Only the lines from the beginning of the entries through the one with "(650,-8) -- (650,-708);" should be written out, please, exactly and without any pictures.

=== ENTRIES ===
--------------------------------------------------

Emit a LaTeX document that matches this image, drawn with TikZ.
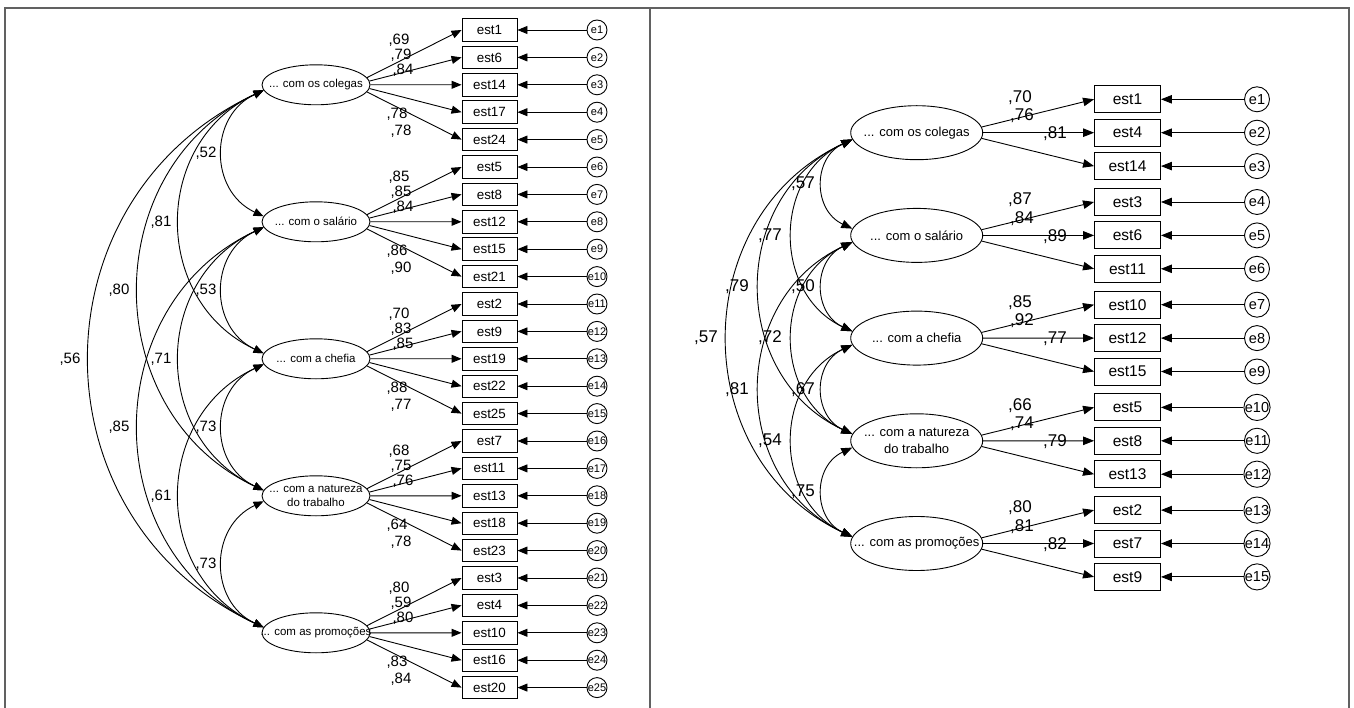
\documentclass[tikz,border=0pt]{standalone}
\usepackage{fontspec}
\setmainfont{Liberation Sans}
\usetikzlibrary{arrows.meta,shapes.geometric}

\begin{document}
\begin{tikzpicture}[x=1pt,y=1pt,
  wire/.style={line width=0.9pt},
  frameline/.style={draw=black!62,line width=1.6pt},
  tipL/.style={-{Triangle[length=10pt,width=8pt]}},
  tipR/.style={-{Triangle[length=11pt,width=8.5pt]}},
  covL/.style={wire,{Triangle[length=10pt,width=8pt]}-{Triangle[length=10pt,width=8pt]}},
  covR/.style={wire,{Triangle[length=11pt,width=8.5pt]}-{Triangle[length=11pt,width=8.5pt]}},
  obsL/.style={draw,wire,minimum width=55pt,minimum height=22.5pt,inner sep=0pt,
               font=\fontsize{13.4}{15}\selectfont},
  obsR/.style={draw,wire,minimum width=66pt,minimum height=27pt,inner sep=0pt,
               font=\fontsize{15.5}{17}\selectfont},
  errL/.style={draw,wire,circle,minimum size=20pt,inner sep=0pt,
               font=\fontsize{11}{12}\selectfont},
  errR/.style={draw,wire,circle,minimum size=25pt,inner sep=0pt,
               font=\fontsize{14.5}{16}\selectfont},
  latL/.style={draw,wire,ellipse,minimum width=108pt,minimum height=40pt,inner sep=0pt},
  latR/.style={draw,wire,ellipse,minimum width=132pt,minimum height=54pt,inner sep=0pt},
  latLtxt/.style={inner sep=0pt,align=center,font=\fontsize{11.5}{13.3}\selectfont},
  latRtxt/.style={inner sep=0pt,align=center,font=\fontsize{13}{16.7}\selectfont},
  valL/.style={inner sep=0pt,font=\fontsize{15}{17}\selectfont},
  valR/.style={inner sep=0pt,font=\fontsize{17}{19}\selectfont}
]
\useasboundingbox (0,0) rectangle (1354,-708);

% panel frames
\draw[frameline] (5,-708) -- (5,-8) -- (1349,-8) -- (1349,-708);
\draw[frameline] (650,-8) -- (650,-708);

% ---------------- first model: five factors, five items each ----------------
\node[latL,label={[latLtxt]center:... com os colegas}] (LF1) at (316,-84.8) {};
\node[latL,label={[latLtxt]center:... com o salário}] (LF2) at (316,-221.8) {};
\node[latL,label={[latLtxt]center:... com a chefia}] (LF3) at (316,-358.8) {};
\node[latL,label={[latLtxt]center:... com a natureza\\do trabalho}] (LF4) at (316,-495.8) {};
\node[latL,label={[latLtxt]center:... com as promoções}] (LF5) at (316,-632.8) {};

\foreach \t [count=\i] in {est1,est6,est14,est17,est24,
                          est5,est8,est12,est15,est21,
                          est2,est9,est19,est22,est25,
                          est7,est11,est13,est18,est23,
                          est3,est4,est10,est16,est20}{
  \pgfmathtruncatemacro\k{(\i-1)/5+1}
  \pgfmathtruncatemacro\j{\i-1-5*(\k-1)}
  \pgfmathtruncatemacro\ang{mod(368-4*\j,360)}
  \pgfmathsetmacro\yy{-(30+27.4*(\i-1))}
  \node[obsL] (L\i) at (489.5,\yy) {\t};
  \node[errL] (LE\i) at (597,\yy) {e\i};
  \draw[wire,tipL] (LE\i) -- (L\i);
  \draw[wire,tipL] (LF\k.\ang) -- (L\i.west);
}

% factor loadings
\foreach \v [count=\i] in {69,79,84,78,78, 85,85,84,86,90, 70,83,85,88,77,
                          68,75,76,64,78, 80,59,80,83,84}{
  \pgfmathtruncatemacro\k{(\i-1)/5}
  \pgfmathtruncatemacro\j{\i-1-5*\k}
  \pgfmathsetmacro\lx{{399,401,403,397,401}[\j]}
  \pgfmathsetmacro\ly{-(84.8+137*\k+{-45,-30,-15,29,46}[\j])}
  \node[valL] (LW\i) at (\lx,\ly) {,\v};
}

% correlations between factors: circular-looking arcs on the left side
\foreach \a/\b/\h/\v in {1/2/54.7/25.5, 2/3/54.7/25.5, 3/4/54.7/25.5, 4/5/54.7/25.5,
                         1/3/112/52.2, 2/4/112/52.2, 3/5/112/52.2,
                         1/4/166.7/77.7, 2/5/166.7/77.7,
                         1/5/232/108.2}
  \draw[covL] (LF\a.186) .. controls +(-\h,-\v) and +(-\h,\v) .. (LF\b.174);

\node[valL] (LR12) at (206,-153.3) {,52};
\node[valL] (LR23) at (206,-290.3) {,53};
\node[valL] (LR34) at (206,-427.3) {,73};
\node[valL] (LR45) at (206,-564.3) {,73};
\node[valL] (LR13) at (161,-221.8) {,81};
\node[valL] (LR24) at (161,-358.8) {,71};
\node[valL] (LR35) at (161,-495.8) {,61};
\node[valL] (LR14) at (119,-290.3) {,80};
\node[valL] (LR25) at (119,-427.3) {,85};
\node[valL] (LR15) at (70,-358.8) {,56};

% ---------------- second model: five factors, three items each ----------------
\node[latR,label={[latRtxt]center:... com os colegas}] (RF1) at (916.7,-132.7) {};
\node[latR,label={[latRtxt]center:... com o salário}] (RF2) at (916.7,-235.4) {};
\node[latR,label={[latRtxt]center:... com a chefia}] (RF3) at (916.7,-338.1) {};
\node[latR,label={[latRtxt]center:... com a natureza\\do trabalho}] (RF4) at (916.7,-440.8) {};
\node[latR,label={[latRtxt]center:... com as promoções}] (RF5) at (916.7,-543.5) {};

\foreach \t [count=\i] in {est1,est4,est14, est3,est6,est11, est10,est12,est15,
                          est5,est8,est13, est2,est7,est9}{
  \pgfmathtruncatemacro\k{(\i-1)/3+1}
  \pgfmathtruncatemacro\j{\i-1-3*(\k-1)}
  \pgfmathtruncatemacro\ang{mod(365-5*\j,360)}
  \pgfmathsetmacro\yy{-(132.7+102.7*(\k-1)+33.4*(\j-1))}
  \node[obsR] (R\i) at (1127.5,\yy) {\t};
  \node[errR] (RE\i) at (1257,\yy) {e\i};
  \draw[wire,tipR] (RE\i) -- (R\i);
  \draw[wire,tipR] (RF\k.\ang) -- (R\i.west);
}

\foreach \v [count=\i] in {70,76,81, 87,84,89, 85,92,77, 66,74,79, 80,81,82}{
  \pgfmathtruncatemacro\k{(\i-1)/3}
  \pgfmathtruncatemacro\j{\i-1-3*\k}
  \pgfmathsetmacro\lx{{1020,1022,1055}[\j]}
  \pgfmathsetmacro\ly{-(132.7+102.7*\k+{-35.5,-17,1}[\j])}
  \node[valR] (RW\i) at (\lx,\ly) {,\v};
}

\foreach \a/\b/\h/\v in {1/2/39.6/18.5, 2/3/39.6/18.5, 3/4/39.6/18.5, 4/5/39.6/18.5,
                         1/3/79.6/37.1, 2/4/79.6/37.1, 3/5/79.6/37.1,
                         1/4/123.6/57.6, 2/5/123.6/57.6,
                         1/5/166.3/77.5}
  \draw[covR] (RF\a.186) .. controls +(-\h,-\v) and +(-\h,\v) .. (RF\b.174);

\node[valR] (RR12) at (803,-184.05) {,57};
\node[valR] (RR23) at (803,-286.75) {,50};
\node[valR] (RR34) at (803,-389.45) {,67};
\node[valR] (RR45) at (803,-492.15) {,75};
\node[valR] (RR13) at (770,-235.4) {,77};
\node[valR] (RR24) at (770,-338.1) {,72};
\node[valR] (RR35) at (770,-440.8) {,54};
\node[valR] (RR14) at (737,-286.75) {,79};
\node[valR] (RR25) at (737,-389.45) {,81};
\node[valR] (RR15) at (706,-338.1) {,57};
\end{tikzpicture}
\end{document}
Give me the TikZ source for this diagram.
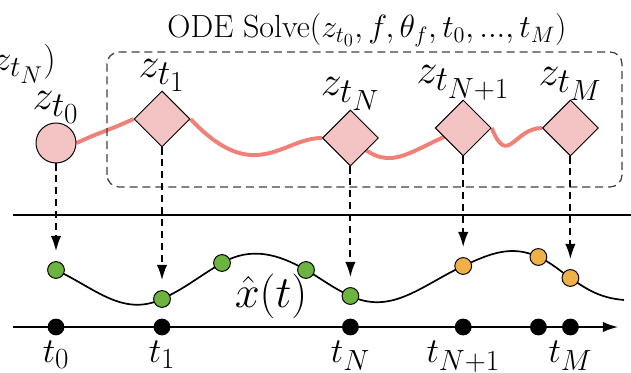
\documentclass[tikz,border=0pt]{standalone}
\usepackage{amsmath}
\usetikzlibrary{positioning, arrows.meta, shapes.geometric, backgrounds}

\definecolor{statefill}{RGB}{244,196,196}
\definecolor{trajred}{RGB}{240,128,120}
\definecolor{obsgreen}{RGB}{108,179,63}
\definecolor{predorange}{RGB}{240,176,72}

\newcommand{\zlabel}[1]{\scalebox{1.2}{$#1$}}

\begin{document}
\begin{tikzpicture}[
  >={Latex[length=3.8mm,width=2.6mm]},
  font=\huge,
  zstate/.style={diamond, draw, line width=0.7pt, fill=statefill,
    minimum size=1.4cm, inner sep=0pt},
  zinit/.style={circle, draw, line width=0.7pt, fill=statefill,
    minimum size=1cm, inner sep=0pt},
  obs/.style={circle, draw, line width=0.7pt, fill=obsgreen,
    minimum size=0.42cm, inner sep=0pt},
  pred/.style={obs, fill=predorange},
  tdot/.style={circle, fill=black, minimum size=0.42cm, inner sep=0pt},
  drop/.style={->, line width=1.3pt, dash pattern=on 5pt off 3.5pt,
    shorten >=0.25cm},
  trajline/.style={line width=2.8pt, trajred},
  xcurve/.style={line width=1.2pt},
  zlab/.style={font=\Huge, label distance=-4pt},
  tlab/.style={font=\Huge},
]

\useasboundingbox (0,0) rectangle (15.775,9.3);
\clip (0,0) rectangle (15.775,9.3);

% --- ODE solver box ---
\draw[black!75, line width=0.9pt, dash pattern=on 5.7pt off 3.5pt,
  rounded corners=0.3cm] (2.675,4.625) rectangle (15.55,8.0);
\node (odetitle) at (9.175,8.55)
  {\scalebox{1.1}{ODE Solve$(z_{t_0}, f, \theta_f, t_0, ..., t_M)$}};
\node[tlab, inner sep=0pt, anchor=east] (zprev) at (1.4,7.7)
  {$z_{t_N})$};

% --- Latent states ---
\node[zinit, label={[zlab]above:\zlabel{z_{t_0}}}] (z0) at (1.4,5.725) {};
\node[zstate, label={[zlab]above:\zlabel{z_{t_1}}}] (z1) at (4.05,6.325) {};
\node[zstate, label={[zlab]above:\zlabel{z_{t_N}}}] (zN) at (8.76,5.85) {};
\node[zstate, label={[zlab]above:\zlabel{z_{t_{N+1}}}}] (zN1) at (11.58,6.1) {};
\node[zstate, label={[zlab]above:\zlabel{z_{t_M}}}] (zM) at (14.26,6.1) {};

% --- Observed and predicted values ---
\node[obs] (g1) at (1.4,2.55) {};
\node[obs] (g2) at (4.05,1.825) {};
\node[obs] (g3) at (5.55,2.725) {};
\node[obs] (g4) at (7.65,2.55) {};
\node[obs] (g5) at (8.76,1.9) {};
\node[pred] (o1) at (11.58,2.65) {};
\node[pred] (o2) at (13.46,2.875) {};
\node[pred] (o3) at (14.26,2.35) {};
\coordinate (xend) at (15.6,1.8);
\node[font=\Huge] (xlabel) at (6.775,1.9) {\scalebox{1.28}{$\hat{x}(t)$}};

% --- Time axis ---
\coordinate (axstart) at (0.325,1.125);
\coordinate (axend) at (15.45,1.125);
\coordinate (sepL) at (0.325,3.925);
\coordinate (sepR) at (15.775,3.925);
\draw[xcurve, ->] (axstart) -- (axend);
\draw[xcurve] (sepL) -- (sepR);
\node[tdot, label={[tlab]below:$t_0$}] (d0) at (1.4,1.125) {};
\node[tdot, label={[tlab]below:$t_1$}] (d1) at (4.05,1.125) {};
\node[tdot, label={[tlab]below:$t_N$}] (dN) at (8.76,1.125) {};
\node[tdot, label={[tlab]below:$t_{N+1}$}] (dN1) at (11.58,1.125) {};
\node[tdot] (dx) at (13.46,1.125) {};
\node[tdot, label={[tlab]below:$t_M$}] (dM) at (14.26,1.125) {};

% --- Trajectories (behind the nodes) ---
\begin{scope}[on background layer]
\draw[trajline] (z0.east) to[out=25,in=205] (z1.west);
\draw[trajline] (z1.east) .. controls +(1.6,-1.7) and +(-1.0,0) .. (zN.west);
\draw[trajline] (zN.center) .. controls +(1.0,-0.9) and +(-1.6,-0.7) .. (zN1.center);
\draw[trajline] (zN1.east) .. controls +(0.4,-1.0) and +(-0.7,0) .. (zM.west);
\draw[xcurve] (g1.center) to[out=-25,in=205] (g2.center)
  to[out=25,in=210] (g3.center) to[out=30,in=150] (g4.center)
  to[out=-30,in=155] (g5.center) to[out=-25,in=205] (o1.center)
  to[out=25,in=155] (o2.center) to[out=-25,in=145] (o3.center)
  to[out=-35,in=175] (xend);
\end{scope}

% --- Decoding arrows ---
\draw[drop] (z0.south) -- (g1.north);
\draw[drop] (z1.south) -- (g2.north);
\draw[drop] (zN.south) -- (g5.north);
\draw[drop] (zN1.south) -- (o1.north);
\draw[drop] (zM.south) -- (o3.north);

\end{tikzpicture}
\end{document}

--------------------------------------------------

=== WORKED SOLUTION ===
Emit a LaTeX document that matches this image, drawn with TikZ.
\documentclass[tikz,border=0pt]{standalone}
\usepackage{fontspec}
\setmainfont{Liberation Sans}
\usetikzlibrary{arrows.meta,shapes.geometric}

\begin{document}
\begin{tikzpicture}[x=1pt,y=1pt,
  wire/.style={line width=0.9pt},
  frameline/.style={draw=black!62,line width=1.6pt},
  tipL/.style={-{Triangle[length=10pt,width=8pt]}},
  tipR/.style={-{Triangle[length=11pt,width=8.5pt]}},
  covL/.style={wire,{Triangle[length=10pt,width=8pt]}-{Triangle[length=10pt,width=8pt]}},
  covR/.style={wire,{Triangle[length=11pt,width=8.5pt]}-{Triangle[length=11pt,width=8.5pt]}},
  obsL/.style={draw,wire,minimum width=55pt,minimum height=22.5pt,inner sep=0pt,
               font=\fontsize{13.4}{15}\selectfont},
  obsR/.style={draw,wire,minimum width=66pt,minimum height=27pt,inner sep=0pt,
               font=\fontsize{15.5}{17}\selectfont},
  errL/.style={draw,wire,circle,minimum size=20pt,inner sep=0pt,
               font=\fontsize{11}{12}\selectfont},
  errR/.style={draw,wire,circle,minimum size=25pt,inner sep=0pt,
               font=\fontsize{14.5}{16}\selectfont},
  latL/.style={draw,wire,ellipse,minimum width=108pt,minimum height=40pt,inner sep=0pt},
  latR/.style={draw,wire,ellipse,minimum width=132pt,minimum height=54pt,inner sep=0pt},
  latLtxt/.style={inner sep=0pt,align=center,font=\fontsize{11.5}{13.3}\selectfont},
  latRtxt/.style={inner sep=0pt,align=center,font=\fontsize{13}{16.7}\selectfont},
  valL/.style={inner sep=0pt,font=\fontsize{15}{17}\selectfont},
  valR/.style={inner sep=0pt,font=\fontsize{17}{19}\selectfont}
]
\useasboundingbox (0,0) rectangle (1354,-708);

% panel frames
\draw[frameline] (5,-708) -- (5,-8) -- (1349,-8) -- (1349,-708);
\draw[frameline] (650,-8) -- (650,-708);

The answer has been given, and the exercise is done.